Un mystérieux groupe terroriste fait sauter des bombes de faible intensité dans Montréal-Nord. Elles explosent fréquemment, en général sans blesser personne, ni faire de très grands dégâts — à quelques exceptions près, puisqu’il y a quand même eu deux morts (dont un enfant en bas âge) et six blessés. Les dernières bombes auraient tendance à être un peu plus puissantes. Et puis, un flou existe sur les «réseaux» internationaux peut-être actifs derrière ce groupe local.

Ces attentats ont pour effet de faire monter la tension, de créer peu à peu une véritable psychose obsessionnelle dans une zone — Montréal-Nord — déjà fort touchée par la crise et le malaise social.

Pour épauler un corps policier dépassé, l’armée et les services secrets (y compris étrangers) se mettent peu à peu de la partie et «conseillent» la police locale.

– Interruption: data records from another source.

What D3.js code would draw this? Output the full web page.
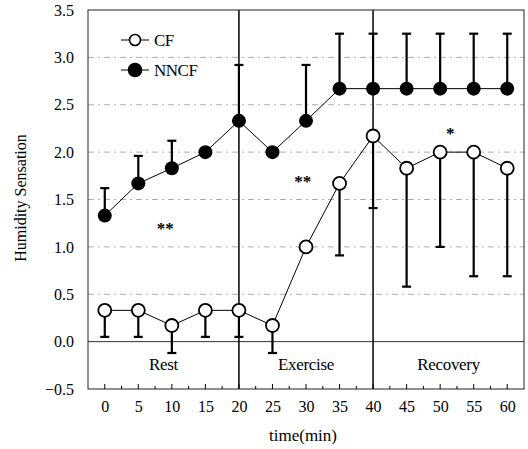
<!DOCTYPE html>
<html><head><meta charset="utf-8">
<script src="https://cdn.jsdelivr.net/npm/d3@7"></script>
<style>body{margin:0;background:#fff}svg{display:block}text{font-family:"Liberation Serif","DejaVu Serif",serif}</style>
</head><body><svg id="c" width="528" height="449"></svg>
<script>
const times = [0,5,10,15,20,25,30,35,40,45,50,55,60];
const cf = [0.33,0.33,0.17,0.33,0.33,0.17,1.0,1.67,2.17,1.83,2.0,2.0,1.83];
const cfLow = [0.05,0.05,-0.12,0.05,0.05,-0.12,null,0.91,1.41,0.58,1.0,0.69,0.69];
const nncf = [1.33,1.67,1.83,2.0,2.33,2.0,2.33,2.67,2.67,2.67,2.67,2.67,2.67];
const nncfHigh = [1.62,1.96,2.12,null,2.92,null,2.92,3.25,3.25,3.25,3.25,3.25,3.25];
const yTicks = [-0.5,0.0,0.5,1.0,1.5,2.0,2.5,3.0,3.5];
const gridVals = [0.5,1.0,1.5,2.0,2.5,3.0];
const phases = [{name:"Rest",from:-2.5,to:20},{name:"Exercise",from:20,to:40},{name:"Recovery",from:40,to:62.5}];
const sig = [{t:9,v:1.2,s:"**"},{t:29.5,v:1.7,s:"**"},{t:51.5,v:2.2,s:"*"}];

const svg = d3.select("#c");
const L=88,R=524,T=10,B=389;
const x = d3.scaleLinear().domain([-2.5,62.5]).range([L,R]);
const y = d3.scaleLinear().domain([-0.5,3.5]).range([B,T]);

// grid
svg.append("g").selectAll("line").data(gridVals).join("line")
  .attr("x1",L).attr("x2",R).attr("y1",d=>y(d)).attr("y2",d=>y(d))
  .attr("stroke","#999").attr("stroke-width",0.8).attr("stroke-dasharray","6,4,2,4");
// zero line
svg.append("line").attr("x1",L).attr("x2",R).attr("y1",y(0)).attr("y2",y(0)).attr("stroke","#333").attr("stroke-width",1);
// phase separators
svg.append("g").selectAll("line").data([20,40]).join("line")
  .attr("x1",d=>x(d)).attr("x2",d=>x(d)).attr("y1",T).attr("y2",B)
  .attr("stroke","#000").attr("stroke-width",1.5);
// frame
svg.append("rect").attr("x",L).attr("y",T).attr("width",R-L).attr("height",B-T)
  .attr("fill","none").attr("stroke","#222").attr("stroke-width",1);

// bottom axis
const xAxis = d3.axisBottom(x).tickValues(times).tickSize(0).tickPadding(12).tickFormat(d3.format("d"));
const gx = svg.append("g").attr("transform",`translate(0,${B})`).call(xAxis);
gx.select(".domain").remove();
gx.selectAll("text").attr("font-size",16).attr("fill","#000").attr("font-family","Liberation Serif");
// inward ticks
const minor = d3.range(-2.5,62.6,2.5).filter(d=>d>-2.5 && d<62.5);
svg.append("g").selectAll("line").data(minor).join("line")
  .attr("x1",d=>x(d)).attr("x2",d=>x(d)).attr("y1",B).attr("y2",d=>B-(d%5===0?5:3))
  .attr("stroke","#000").attr("stroke-width",1);

// left axis
const yAxis = d3.axisLeft(y).tickValues(yTicks).tickSize(0).tickPadding(14).tickFormat(d3.format(".1f"));
const gy = svg.append("g").attr("transform",`translate(${L},0)`).call(yAxis);
gy.select(".domain").remove();
gy.selectAll("text").attr("font-size",16).attr("fill","#000").attr("font-family","Liberation Serif")
  .text(d=>d<0?"\u22120.5":d3.format(".1f")(d));

// axis titles
svg.append("text").attr("x",303).attr("y",441).attr("text-anchor","middle").attr("font-size",17).text("time(min)");
svg.append("text").attr("transform",`translate(26,198) rotate(-90)`).attr("text-anchor","middle").attr("font-size",16).text("Humidity Sensation");

// phase labels
svg.append("g").selectAll("text").data(phases).join("text")
  .attr("x",d=>x((d.from+d.to)/2)).attr("y",y(-0.25)+5).attr("text-anchor","middle").attr("font-size",17).attr("letter-spacing",-0.3).text(d=>d.name);

// error bars
const cap=4.5;
function ebars(vals,ends){
  const g=svg.append("g");
  const data=times.map((t,i)=>({t,v:vals[i],e:ends[i]})).filter(d=>d.e!==null);
  g.selectAll("line.v").data(data).join("line").attr("class","v")
    .attr("x1",d=>x(d.t)).attr("x2",d=>x(d.t)).attr("y1",d=>y(d.v)).attr("y2",d=>y(d.e))
    .attr("stroke","#000").attr("stroke-width",2.2);
  g.selectAll("line.c").data(data).join("line").attr("class","c")
    .attr("x1",d=>x(d.t)-cap).attr("x2",d=>x(d.t)+cap).attr("y1",d=>y(d.e)).attr("y2",d=>y(d.e))
    .attr("stroke","#000").attr("stroke-width",2.2);
}
ebars(nncf,nncfHigh);
ebars(cf,cfLow);

// lines
const line=d3.line().x((d,i)=>x(times[i])).y(d=>y(d));
svg.append("path").attr("d",line(nncf)).attr("fill","none").attr("stroke","#000").attr("stroke-width",1);
svg.append("path").attr("d",line(cf)).attr("fill","none").attr("stroke","#000").attr("stroke-width",1);

// markers
svg.append("g").selectAll("circle").data(nncf).join("circle")
  .attr("cx",(d,i)=>x(times[i])).attr("cy",d=>y(d)).attr("r",7).attr("fill","#000");
svg.append("g").selectAll("circle").data(cf).join("circle")
  .attr("cx",(d,i)=>x(times[i])).attr("cy",d=>y(d)).attr("r",6.5).attr("fill","#fff").attr("stroke","#000").attr("stroke-width",1.8);

// significance
svg.append("g").selectAll("text").data(sig).join("text")
  .attr("x",d=>x(d.t)).attr("y",d=>y(d.v)+6).attr("text-anchor","middle").attr("font-size",17).attr("font-weight","bold").text(d=>d.s);

// legend
const leg=[{name:"CF",fill:"#fff",yy:40},{name:"NNCF",fill:"#000",yy:70}];
const lg=svg.append("g");
leg.forEach(d=>{
  lg.append("line").attr("x1",121).attr("x2",149).attr("y1",d.yy).attr("y2",d.yy).attr("stroke","#000").attr("stroke-width",1);
  lg.append("circle").attr("cx",135).attr("cy",d.yy).attr("r",d.fill==="#fff"?5.5:6.5).attr("fill",d.fill).attr("stroke","#000").attr("stroke-width",1.6);
  lg.append("text").attr("x",154).attr("y",d.yy+6).attr("font-size",17).attr("letter-spacing",-0.5).text(d.name);
});
</script></body></html>
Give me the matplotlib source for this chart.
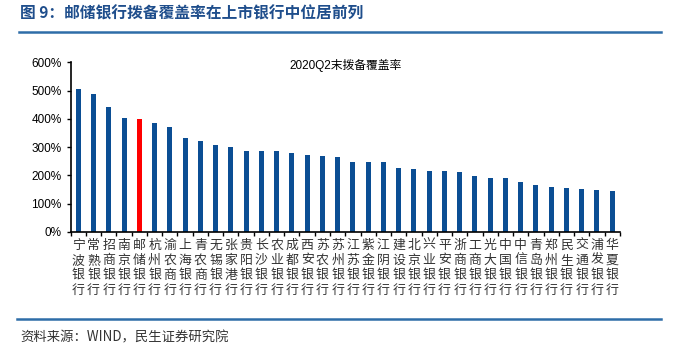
import numpy as np
import matplotlib.pyplot as plt
from matplotlib.ticker import FuncFormatter

plt.rcParams['font.family'] = ['Liberation Sans', 'Noto Sans CJK SC', 'DejaVu Sans']

banks = ["宁波银行", "常熟银行", "招商银行", "南京银行", "邮储银行", "杭州银行",
         "渝农商行", "上海银行", "青农商行", "无锡银行", "张家港行", "贵阳银行",
         "长沙银行", "农业银行", "成都银行", "西安银行", "苏农银行", "苏州银行",
         "江苏银行", "紫金银行", "江阴银行", "建设银行", "北京银行", "兴业银行",
         "平安银行", "浙商银行", "工商银行", "光大银行", "中国银行", "中信银行",
         "青岛银行", "郑州银行", "民生银行", "交通银行", "浦发银行", "华夏银行"]
coverage = [506, 489, 442, 402, 401, 385, 371, 332, 320, 307, 299, 287,
            287, 286, 280, 271, 268, 266, 249, 247, 246, 226, 222, 217,
            216, 211, 197, 190, 189, 178, 165, 159, 155, 151, 148, 144]
highlight = "邮储银行"

blue = '#0B4E94'
colors = ['#FF0000' if b == highlight else blue for b in banks]

fig = plt.figure(figsize=(6.73, 3.45), dpi=100)
ax = fig.add_axes([0.105, 0.328, 0.816, 0.491])

x = np.arange(len(banks))
ax.bar(x, coverage, width=0.33, color=colors)

ax.set_xlim(-0.5, len(banks) - 0.5)
ax.set_ylim(0, 600)
ax.set_yticks(np.arange(0, 601, 100))
ax.yaxis.set_major_formatter(FuncFormatter(lambda v, p: f"{int(v)}%"))
ax.tick_params(axis='y', labelsize=8.5, length=3, width=1, direction='out')

# ticks between bars, labels below each bar written vertically
ax.set_xticks(np.arange(-0.5, len(banks)))
ax.set_xticklabels([])
ax.tick_params(axis='x', length=3, width=1, direction='out')
for i, b in enumerate(banks):
    ax.text(i, -24, "\n".join(b), ha='center', va='top', fontsize=9.3,
            linespacing=1.2, family=['Noto Sans CJK SC'], color='#333333')

for s in ['top', 'right']:
    ax.spines[s].set_visible(False)
ax.spines['left'].set_linewidth(1.2)
ax.spines['bottom'].set_linewidth(1.2)

ax.text(0.5, 0.985, "2020Q2末拨备覆盖率", transform=ax.transAxes, ha='center',
        va='center', fontsize=8.5, family=['Liberation Sans', 'Noto Sans CJK SC'])

fig.text(0.03, 0.962, "图 9：邮储银行拨备覆盖率在上市银行中位居前列", fontsize=11.3,
         fontweight='bold', color='#1F4E8C', va='center',
         family=['Noto Sans CJK SC'])
fig.add_artist(plt.Line2D([0.028, 0.982], [0.907, 0.907], color='#2E6DA8', lw=1.8))
fig.add_artist(plt.Line2D([0.026, 0.982], [0.075, 0.075], color='#2E6DA8', lw=1.8))
fig.text(0.031, 0.022, "资料来源：WIND，民生证券研究院", fontsize=9.6, va='center',
         color='#333333', family=['Noto Sans CJK SC'])

plt.savefig("out.png", dpi=100)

Ils en viennent à déterminer approximativement où se trouvent les membres de ce réseau qui maintient la ville sous la menace des attentats.

Une nuit, sans crier gare, ayant acquis la conviction que le gros de la bande terroriste se trouvait dans un périmètre circonscrit — un ou deux pâtés de maisons, mais sans savoir exactement dans quelles maisons — les autorités déclenchent une attaque foudroyante, à l’arme lourde, avec des hélicoptères et des centaines de soldats: des tirs de missiles contre tout le secteur, pour démolir les maisons suspectes et éradiquer la menace.

Le résultat est épouvantable: des dizaines de morts, des centaines de blessés, y compris des innocents, femmes et enfants. Deux cents maisons détruites, un quartier ravagé. Mais l’opération a «réussi», puisque parmi les tués et les blessés figurent d’authentiques terroristes, plusieurs dizaines, qui — les documents saisis le montrent — s’apprêtaient à passer à la vitesse supérieure dans de futurs attentats.

Question à développement: la réplique des autorités était-elle, oui ou non, «proportionnée»? Justifiée?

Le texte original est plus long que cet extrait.